Screen time has been associated with 'poorer language developments and executive functioning'.
Screen time has been associated with 'poorer language developments and executive functioning'.

As the infant grows to be a teenager the screen has an influence on development in a manner previously unseen in human history. Marketing professor Adam Alter examined this kind of thing in his book, Irresistible: The Rise of Addictive Technology. He points out that for children “a brain raised on online friendships can never fully adjust to the interactions in the real world”. 

Such problems are beyond the reach of regulators.

This is the culture in which the mythical village is raising its children. And I write here not as some sage observing from the sidelines, or a rarified height. Like so many others, I indulged the kids when they were little. I took plenty of no notice at my own screen use in the role of parent. It’s only later that the damage being done dawns on you.

Today, parents of young children are probably more aware of these matters but the culture we live in makes adjustments or striking out on a safer path all the more difficult. What needs to be acknowledged is that damage is being done to developing minds and the extent of that damage will not become clear for years if not decades. In an ideal world, governments would have been quick out of the blocks to rein in the power of technology companies and to recognise what effect the new dispensation is having on the human conditions. 

That didn’t happen. And, if there had been efforts to curtail the use of technology earlier on, it might well have been met with resistance among the general population. Today, everybody is trying to catch up and efforts to do so are genuine, but to some extent the horse has bolted.


The singer, Conor O’Brien, who performs under the name Villagers, recently alluded to the kind of world that has evolved in recent years. “It’s absolutely insane what we’re living through,” he said. “The history books will show what harm the internet age did to our intellect and our ability to communicate, but also to our ability to dream and have imaginative worlds within ourselves.”

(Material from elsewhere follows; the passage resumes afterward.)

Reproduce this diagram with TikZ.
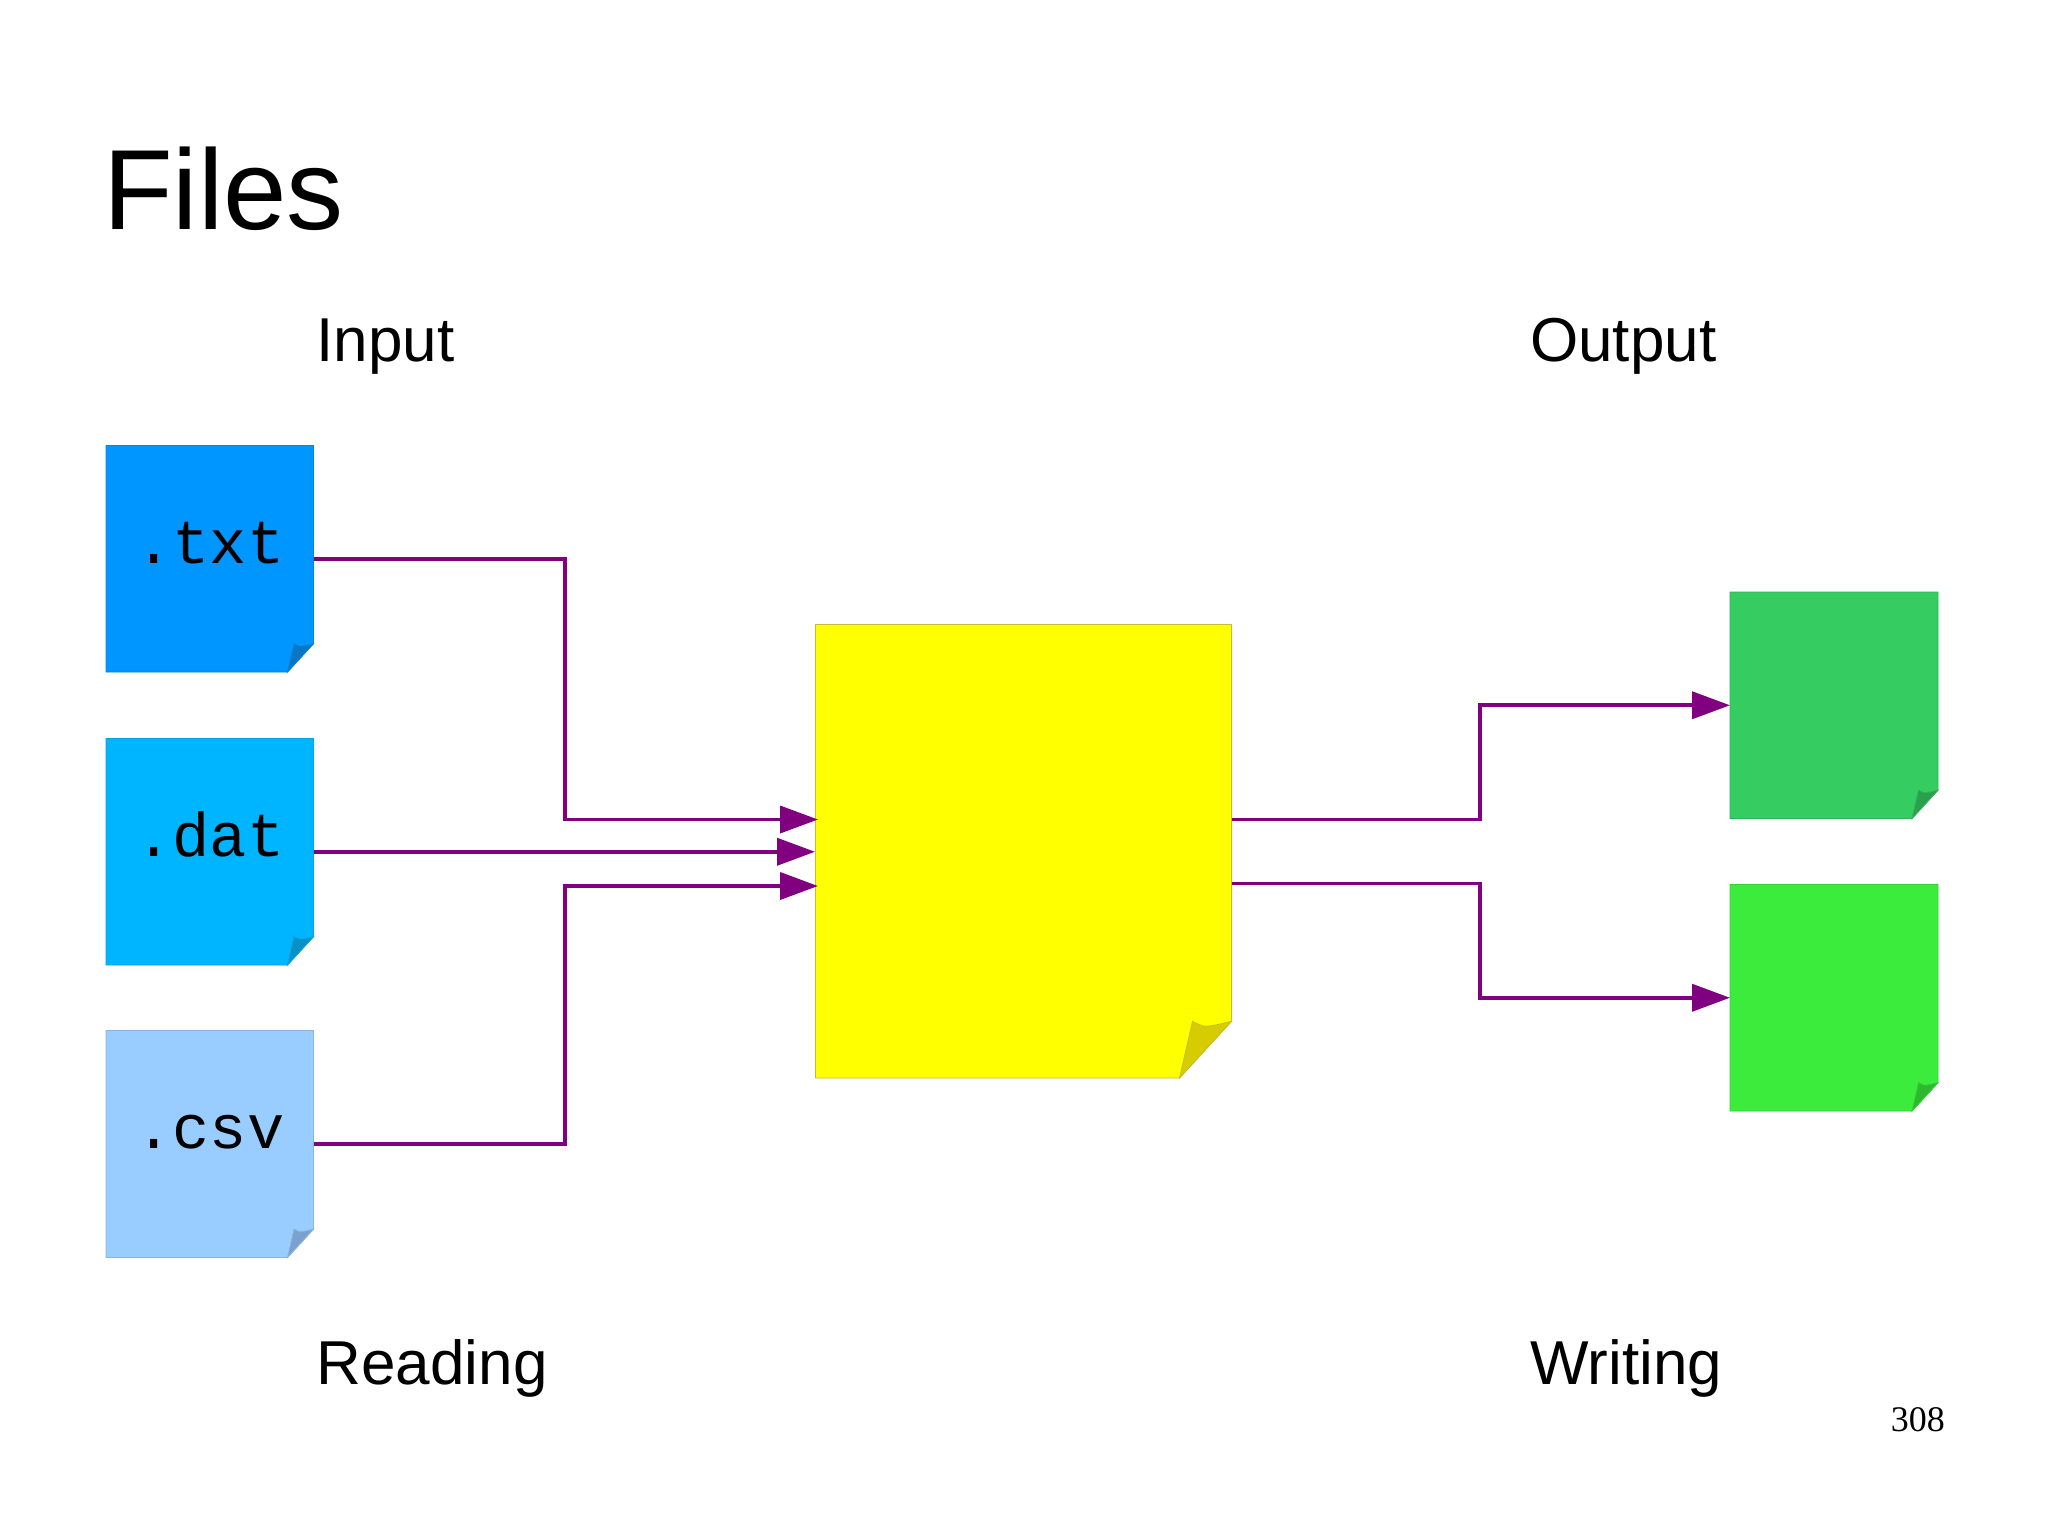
\documentclass[tikz,border=0pt]{standalone}
\usepackage{fontspec}
\setmainfont{Liberation Sans}
\newfontfamily\monof{Liberation Mono}
\newfontfamily\seriff{Liberation Serif}
\usetikzlibrary{arrows.meta}
\definecolor{pur}{HTML}{800080}
\definecolor{txtfill}{HTML}{0096FF}
\definecolor{txtedge}{HTML}{0A84DC}
\definecolor{txtfold}{HTML}{0A76C4}
\definecolor{datfill}{HTML}{00B5FF}
\definecolor{datedge}{HTML}{0AA2E0}
\definecolor{datfold}{HTML}{0A90C6}
\definecolor{csvfill}{HTML}{99CCFF}
\definecolor{csvedge}{HTML}{8AB4E0}
\definecolor{csvfold}{HTML}{7AA2CC}
\definecolor{yelfill}{HTML}{FFFF00}
\definecolor{yeledge}{HTML}{C0C030}
\definecolor{yelfold}{HTML}{D6CC00}
\definecolor{gafill}{HTML}{35CC62}
\definecolor{gaedge}{HTML}{30B458}
\definecolor{gafold}{HTML}{2AA04E}
\definecolor{gbfill}{HTML}{3CEC3C}
\definecolor{gbedge}{HTML}{36D036}
\definecolor{gbfold}{HTML}{2EB82E}
\tikzset{
  link/.style={draw=pur,line width=3.8pt},
  linkarrow/.style={link,-{Triangle[length=38pt,width=27pt,fill=pur]}},
  lbl/.style={inner sep=0pt,anchor=base west,font=\fontsize{62}{70}\selectfont},
  filetext/.style={inner sep=0pt,anchor=base,font=\monof\fontsize{62}{70}\selectfont},
}
% \foldpage{name}{left}{top}{right}{bottom}{colour prefix}{fold size}
\newcommand{\foldpage}[7]{%
  \fill[#6fill,draw=#6edge,line width=0.8pt] (#2,-#5) -- (#2,-#3) -- (#4,-#3) -- (#4,-#5+#7*1.09) -- (#4-#7,-#5) -- cycle;
  \fill[#6fold,draw=#6edge,line width=0.8pt] (#4-#7,-#5) -- (#4,-#5+#7*1.09)
     .. controls (#4-#7*0.2,-#5+#7*1.05) and (#4-#7*0.4,-#5+#7*0.98) .. (#4-#7*0.55,-#5+#7*1.0)
     .. controls (#4-#7*0.62,-#5+#7*1.02) and (#4-#7*0.68,-#5+#7*1.06) .. (#4-#7*0.75,-#5+#7*1.09) -- cycle;
  \pgfmathsetmacro{\pw}{#4-#2}\pgfmathsetmacro{\ph}{#5-#3}%
  \node[inner sep=0pt,outer sep=0pt,minimum width=\pw pt,minimum height=\ph pt] (#1) at ({(#2+#4)/2},{-(#3+#5)/2}) {};
}
\begin{document}
\begin{tikzpicture}[x=1pt,y=1pt]
\useasboundingbox (0,0) rectangle (2048,-1535);
\fill[white] (0,0) rectangle (2048,-1535);

\node[inner sep=0pt,anchor=base west,font=\fontsize{114}{122}\selectfont] (title) at (103,-229) {Files};
\node[lbl] (input) at (316.5,-361) {Input};
\node[lbl] (output) at (1530,-361) {Output};
\node[lbl] (reading) at (316.5,-1384) {Reading};
\node[lbl] (writing) at (1530,-1384) {Writing};
\node[inner sep=0pt,anchor=base east,font=\seriff\fontsize{36}{40}\selectfont] (pageno) at (1945,-1431) {308};

\foldpage{txt}{106}{445.5}{313.5}{672}{txt}{26}
\foldpage{dat}{106}{738.5}{313.5}{965}{dat}{26}
\foldpage{csv}{106}{1030.5}{313.5}{1257.5}{csv}{26}
\foldpage{prog}{815.5}{624.5}{1231.5}{1078}{yel}{52}
\foldpage{outa}{1730}{592}{1938}{818.5}{ga}{26}
\foldpage{outb}{1730}{884.5}{1938}{1111}{gb}{26}

\node[filetext] (txtlabel) at (210,-563) {.txt};
\node[filetext] (datlabel) at (210,-856) {.dat};
\node[filetext] (csvlabel) at (210,-1148) {.csv};

\coordinate (ina) at (818,-819.5);
\coordinate (inc) at (818,-886);
\coordinate (outp) at (1232,-819.5);
\coordinate (outq) at (1232,-883.5);
\coordinate (busl) at (565,0);
\coordinate (busr) at (1480,0);

\draw[linkarrow] (txt.east) -| (busl |- ina) -- (ina);
\draw[linkarrow] (dat.east) -- ++(501.5,0) coordinate (inb);
\draw[linkarrow] (csv.east) -| (busl |- inc) -- (inc);
\draw[linkarrow] (outp) -| (busr |- outa.west) -- (outa.west);
\draw[linkarrow] (outq) -| (busr |- outb.west) -- (outb.west);
\end{tikzpicture}
\end{document}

There can be little argument with that. The frighting thing is that he is correctly referencing the effect on adults, who have fully developed minds and who, to the greatest extent, were insulated from this madness when they were children. If our minds are being negatively impacted by the prevailing culture, think what it must be doing to those who are moving through the various straits of childhood and how their development is being corrupted.